↓

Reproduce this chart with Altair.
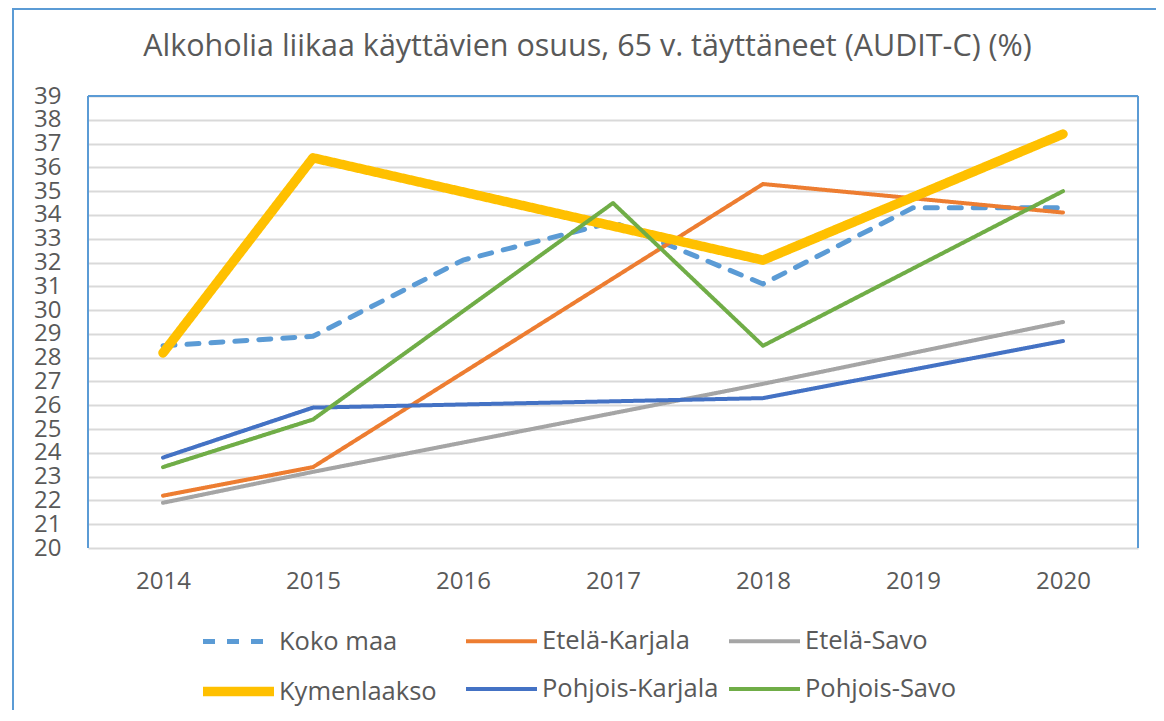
import altair as alt
import pandas as pd

title_text = "Alkoholia liikaa käyttävien osuus, 65 v. täyttäneet (AUDIT-C) (%)"
years = ["2014", "2015", "2016", "2017", "2018", "2019", "2020"]
series_names = ["Koko maa", "Etelä-Karjala", "Etelä-Savo", "Kymenlaakso", "Pohjois-Karjala", "Pohjois-Savo"]
series_colors = ["#5b9bd5", "#ed7d31", "#a5a5a5", "#ffc000", "#4472c4", "#70ad47"]

koko_maa = [28.5, 28.9, 32.1, 33.7, 31.1, 34.3, 34.3]
etela_karjala = [22.2, 23.4, None, None, 35.3, None, 34.1]
etela_savo = [21.9, 23.2, None, None, 26.9, None, 29.5]
kymenlaakso = [28.2, 36.4, None, None, 32.1, None, 37.4]
pohjois_karjala = [23.8, 25.9, None, None, 26.3, None, 28.7]
pohjois_savo = [23.4, 25.4, None, 34.5, 28.5, None, 35.0]

y_ticks = list(range(20, 40))

all_values = [koko_maa, etela_karjala, etela_savo, kymenlaakso, pohjois_karjala, pohjois_savo]
rows = []
for si, (name, vals) in enumerate(zip(series_names, all_values)):
    for yr, v in zip(years, vals):
        if v is not None:
            rows.append({"Vuosi": yr, "Arvo": v, "Sarja": name, "ord": si})
df = pd.DataFrame(rows)

FONT = "Open Sans"
TXT = "#595959"
W, H = 1050, 452

legend = alt.Legend(
    title=None, orient="none", legendX=128, legendY=521, direction="horizontal",
    columns=3, symbolType="M-2,0H2", symbolSize=1260, labelFontSize=25.5, labelFont=FONT,
    labelColor=TXT, labelOffset=18, columnPadding=2, rowPadding=10, gridAlign="all",
    padding=0, labelLimit=400,
)

lines = alt.Chart(df).mark_line(strokeCap="round", strokeJoin="round").encode(
    x=alt.X("Vuosi:O", sort=years, scale=alt.Scale(type="point", padding=0.5),
            axis=alt.Axis(title=None, labelAngle=0, labelFont=FONT, labelFontSize=24,
                          labelColor=TXT, domain=False, ticks=False, labelPadding=21, grid=False)),
    y=alt.Y("Arvo:Q", scale=alt.Scale(domain=[20, 39], nice=False, zero=False),
            axis=alt.Axis(title=None, values=y_ticks, labelFont=FONT, labelFontSize=24,
                          labelColor=TXT, domain=False, ticks=False, labelPadding=27,
                          labelOverlap=False, labelFlush=False,
                          gridColor="#d9d9d9", gridWidth=2)),
    color=alt.Color("Sarja:N", scale=alt.Scale(domain=series_names, range=series_colors), legend=legend),
    strokeDash=alt.StrokeDash("Sarja:N", scale=alt.Scale(domain=series_names,
                              range=[[12, 12], [1, 0], [1, 0], [1, 0], [1, 0], [1, 0]]), legend=legend),
    strokeWidth=alt.StrokeWidth("Sarja:N", scale=alt.Scale(type="ordinal", domain=series_names,
                                range=[5, 4, 4, 9.5, 4, 4]), legend=legend),
    order=alt.Order("ord:Q"),
)

border_left = alt.Chart(df).mark_rule(color="#5b9bd5", strokeWidth=2).encode(
    x=alt.value(0), y=alt.value(0), y2=alt.value(H))
border_right = alt.Chart(df).mark_rule(color="#5b9bd5", strokeWidth=2).encode(
    x=alt.value(W), y=alt.value(0), y2=alt.value(H))
border_top = alt.Chart(df).mark_rule(color="#5b9bd5", strokeWidth=2).encode(
    x=alt.value(0), x2=alt.value(W), y=alt.value(0))
outer_frame = alt.Chart(df).mark_rect(fill=None, stroke="#5b9bd5", strokeWidth=2).encode(
    x=alt.value(-75), x2=alt.value(1100), y=alt.value(-87), y2=alt.value(720))

title = alt.Chart(pd.DataFrame({"t": [title_text]})).mark_text(
    font=FONT, fontSize=30.5, color=TXT, align="center", baseline="middle").encode(
    text="t:N", x=alt.value(499.5), y=alt.value(-49))

chart = alt.layer(outer_frame, border_left, border_right, border_top, lines, title).properties(
    width=W, height=H,
    autosize=alt.AutoSizeParams(type="none"),
    padding={"left": 80, "top": 88, "right": 18, "bottom": 162},
).configure_view(stroke=None)

chart.save("out.html", embed_options={"renderer": "svg", "actions": False})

↑

Copy out all the data without changing anything, and drop the pictures.

§ RESPONSE
Reproduce this chart with Altair.
import altair as alt
import pandas as pd

title_text = "Alkoholia liikaa käyttävien osuus, 65 v. täyttäneet (AUDIT-C) (%)"
years = ["2014", "2015", "2016", "2017", "2018", "2019", "2020"]
series_names = ["Koko maa", "Etelä-Karjala", "Etelä-Savo", "Kymenlaakso", "Pohjois-Karjala", "Pohjois-Savo"]
series_colors = ["#5b9bd5", "#ed7d31", "#a5a5a5", "#ffc000", "#4472c4", "#70ad47"]

koko_maa = [28.5, 28.9, 32.1, 33.7, 31.1, 34.3, 34.3]
etela_karjala = [22.2, 23.4, None, None, 35.3, None, 34.1]
etela_savo = [21.9, 23.2, None, None, 26.9, None, 29.5]
kymenlaakso = [28.2, 36.4, None, None, 32.1, None, 37.4]
pohjois_karjala = [23.8, 25.9, None, None, 26.3, None, 28.7]
pohjois_savo = [23.4, 25.4, None, 34.5, 28.5, None, 35.0]

y_ticks = list(range(20, 40))

all_values = [koko_maa, etela_karjala, etela_savo, kymenlaakso, pohjois_karjala, pohjois_savo]
rows = []
for si, (name, vals) in enumerate(zip(series_names, all_values)):
    for yr, v in zip(years, vals):
        if v is not None:
            rows.append({"Vuosi": yr, "Arvo": v, "Sarja": name, "ord": si})
df = pd.DataFrame(rows)

FONT = "Open Sans"
TXT = "#595959"
W, H = 1050, 452

legend = alt.Legend(
    title=None, orient="none", legendX=128, legendY=521, direction="horizontal",
    columns=3, symbolType="M-2,0H2", symbolSize=1260, labelFontSize=25.5, labelFont=FONT,
    labelColor=TXT, labelOffset=18, columnPadding=2, rowPadding=10, gridAlign="all",
    padding=0, labelLimit=400,
)

lines = alt.Chart(df).mark_line(strokeCap="round", strokeJoin="round").encode(
    x=alt.X("Vuosi:O", sort=years, scale=alt.Scale(type="point", padding=0.5),
            axis=alt.Axis(title=None, labelAngle=0, labelFont=FONT, labelFontSize=24,
                          labelColor=TXT, domain=False, ticks=False, labelPadding=21, grid=False)),
    y=alt.Y("Arvo:Q", scale=alt.Scale(domain=[20, 39], nice=False, zero=False),
            axis=alt.Axis(title=None, values=y_ticks, labelFont=FONT, labelFontSize=24,
                          labelColor=TXT, domain=False, ticks=False, labelPadding=27,
                          labelOverlap=False, labelFlush=False,
                          gridColor="#d9d9d9", gridWidth=2)),
    color=alt.Color("Sarja:N", scale=alt.Scale(domain=series_names, range=series_colors), legend=legend),
    strokeDash=alt.StrokeDash("Sarja:N", scale=alt.Scale(domain=series_names,
                              range=[[12, 12], [1, 0], [1, 0], [1, 0], [1, 0], [1, 0]]), legend=legend),
    strokeWidth=alt.StrokeWidth("Sarja:N", scale=alt.Scale(type="ordinal", domain=series_names,
                                range=[5, 4, 4, 9.5, 4, 4]), legend=legend),
    order=alt.Order("ord:Q"),
)

border_left = alt.Chart(df).mark_rule(color="#5b9bd5", strokeWidth=2).encode(
    x=alt.value(0), y=alt.value(0), y2=alt.value(H))
border_right = alt.Chart(df).mark_rule(color="#5b9bd5", strokeWidth=2).encode(
    x=alt.value(W), y=alt.value(0), y2=alt.value(H))
border_top = alt.Chart(df).mark_rule(color="#5b9bd5", strokeWidth=2).encode(
    x=alt.value(0), x2=alt.value(W), y=alt.value(0))
outer_frame = alt.Chart(df).mark_rect(fill=None, stroke="#5b9bd5", strokeWidth=2).encode(
    x=alt.value(-75), x2=alt.value(1100), y=alt.value(-87), y2=alt.value(720))

title = alt.Chart(pd.DataFrame({"t": [title_text]})).mark_text(
    font=FONT, fontSize=30.5, color=TXT, align="center", baseline="middle").encode(
    text="t:N", x=alt.value(499.5), y=alt.value(-49))

chart = alt.layer(outer_frame, border_left, border_right, border_top, lines, title).properties(
    width=W, height=H,
    autosize=alt.AutoSizeParams(type="none"),
    padding={"left": 80, "top": 88, "right": 18, "bottom": 162},
).configure_view(stroke=None)

chart.save("out.html", embed_options={"renderer": "svg", "actions": False})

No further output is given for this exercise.